Most of you reading this won’t understand what it’s like for a non-coffee drinker like myself. Coffee is so pervasive in our society, soon it will be coming out of our faucets! I replay the following scene at least a few times every week.
Colleague #1: Hey, I’m going to the cafeteria to get some coffee, anyone want some?”
Colleague #2: Sure, I’ll join you.
Colleague #3,4,5…17: Us too!
(Everyone turns to me)
Colleagues 1-17 (simultaneously): James?
Me: No, no thanks. No coffee for me.
Colleague #1: You sure?
Me: Yes, I’m sure.
Colleagues 1-17: (exchange confused looks and murmur to each other) Really?
Me: Yes! Yes, I’m absolutely sure. Please, read my lips…no coffee for me. Really!
Coffee is everywhere in our society. Every morning, someone in my vicinity is either brewing it or buying it or grinding it, or french pressing it…and I am constantly having to refuse offers of coffee. Pretty soon, I’m going to start wearing a sign on my head that reads, “To you generous offer of coffee, I politely decline,” and save everyone the trouble.

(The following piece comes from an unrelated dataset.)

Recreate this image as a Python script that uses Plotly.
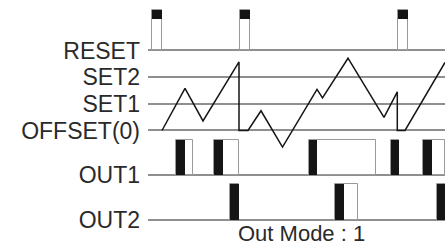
import plotly.graph_objects as go

# ---- data ----
level_names = ["RESET", "SET2", "SET1", "OFFSET(0)", "OUT1", "OUT2"]
level_values = [3.0, 2.0, 1.0, 0.0, -1.67, -3.36]

wave_t = [162, 185, 203, 239, 239, 248, 261, 282.5, 317, 322.5, 348, 384, 397.3, 397.3, 405, 445]
wave_v = [0, 1.58, 0.36, 2.57, 0, 0, 0.74, -0.62, 1.54, 1.22, 2.71, 0.49, 1.45, 0, 0, 2.55]

reset_start = [152, 240, 397.5]
reset_width = [10, 9.5, 10]

out1_on = [176, 214, 308.5, 390.5, 422.5]
out1_black_w = [8.7, 8.7, 8.5, 8.5, 9.2]
out1_off = [193, 239.3, 376, 399, 445]

out2_on = [229.5, 334.5, 436.7]
out2_black_w = [9.6, 9.8, 9]
out2_off = [239, 358.3, 445.5]

mode_text = "Out Mode : 1"

# ---- style ----
GRID = "#8f8f8f"
EDGE = "#9a9a9a"
INK = "#151515"
TXT = "#2a2a2a"
FONT = "Liberation Sans, Arial, sans-serif"

reset_lvl = level_values[0]
out1_lvl = level_values[4]
out2_lvl = level_values[5]
reset_top, reset_black_h = 1.52, 0.34
out1_h = 1.31
out2_h = 1.37

fig = go.Figure()

# reset pulses: white body + black cap
fig.add_trace(go.Bar(x=reset_start, y=[reset_top] * 3, base=[reset_lvl] * 3,
                     width=reset_width, offset=0, marker_color="white",
                     marker_line_color=EDGE, marker_line_width=1, showlegend=False))
fig.add_trace(go.Bar(x=reset_start, y=[reset_black_h] * 3,
                     base=[reset_lvl + reset_top - reset_black_h] * 3,
                     width=reset_width, offset=0, marker_color=INK,
                     marker_line_width=0, showlegend=False))

# OUT1 pulses
fig.add_trace(go.Bar(x=out1_on, y=[out1_h] * len(out1_on), base=[out1_lvl] * len(out1_on),
                     width=[b - a for a, b in zip(out1_on, out1_off)], offset=0,
                     marker_color="white", marker_line_color=EDGE, marker_line_width=1,
                     showlegend=False))
fig.add_trace(go.Bar(x=out1_on, y=[out1_h] * len(out1_on), base=[out1_lvl] * len(out1_on),
                     width=out1_black_w, offset=0, marker_color=INK,
                     marker_line_width=0, showlegend=False))

# OUT2 pulses
fig.add_trace(go.Bar(x=out2_on, y=[out2_h] * len(out2_on), base=[out2_lvl] * len(out2_on),
                     width=[b - a for a, b in zip(out2_on, out2_off)], offset=0,
                     marker_color="white", marker_line_color=EDGE, marker_line_width=1,
                     showlegend=False))
fig.add_trace(go.Bar(x=out2_on, y=[out2_h] * len(out2_on), base=[out2_lvl] * len(out2_on),
                     width=out2_black_w, offset=0, marker_color=INK,
                     marker_line_width=0, showlegend=False))

# waveform
fig.add_trace(go.Scatter(x=wave_t, y=wave_v, mode="lines",
                         line=dict(color=INK, width=1.5), showlegend=False))

fig.add_annotation(x=301, y=0, xref="x", yref="paper", yanchor="bottom",
                   text=mode_text, showarrow=False,
                   font=dict(family=FONT, size=22, color=TXT))

fig.update_layout(
    width=445, height=248,
    margin=dict(l=148, r=0, t=0, b=0),
    paper_bgcolor="white", plot_bgcolor="white",
    barmode="overlay", bargap=0,
    font=dict(family=FONT, size=22, color=TXT),
)
fig.update_xaxes(range=[148, 445], showgrid=False, zeroline=False, showticklabels=False,
                 showline=False, ticks="")
fig.update_yaxes(range=[-4.406, 4.893], tickvals=level_values, ticktext=level_names,
                 showgrid=True, gridcolor=GRID, gridwidth=1.5, zeroline=False,
                 showline=False, ticks="", ticklabelstandoff=7,
                 tickfont=dict(family=FONT, size=23, color=TXT))

fig.write_html("out.html", config={"displayModeBar": False},
               post_script="document.body.style.margin='0';document.body.style.padding='0';")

I do actually drink it sometimes. Just not first thing in the morning. It makes me nauseous, jittery and have to pee when I start the day with it. But, back to my original point, couldn’t the ‘thank you’s’ for the various research projects I have so selflessly contributed to be a gift card from some other, non-coffee specializing establishment? Why not an iTunes gift card, or a coupon for a free lap dance at Club Ecstasy? (Not that I’ve ever been there…just sayin’) Or better yet, the gift could simply be a syringe filled with dopamine that I could inject directly into my brain. That would be cool.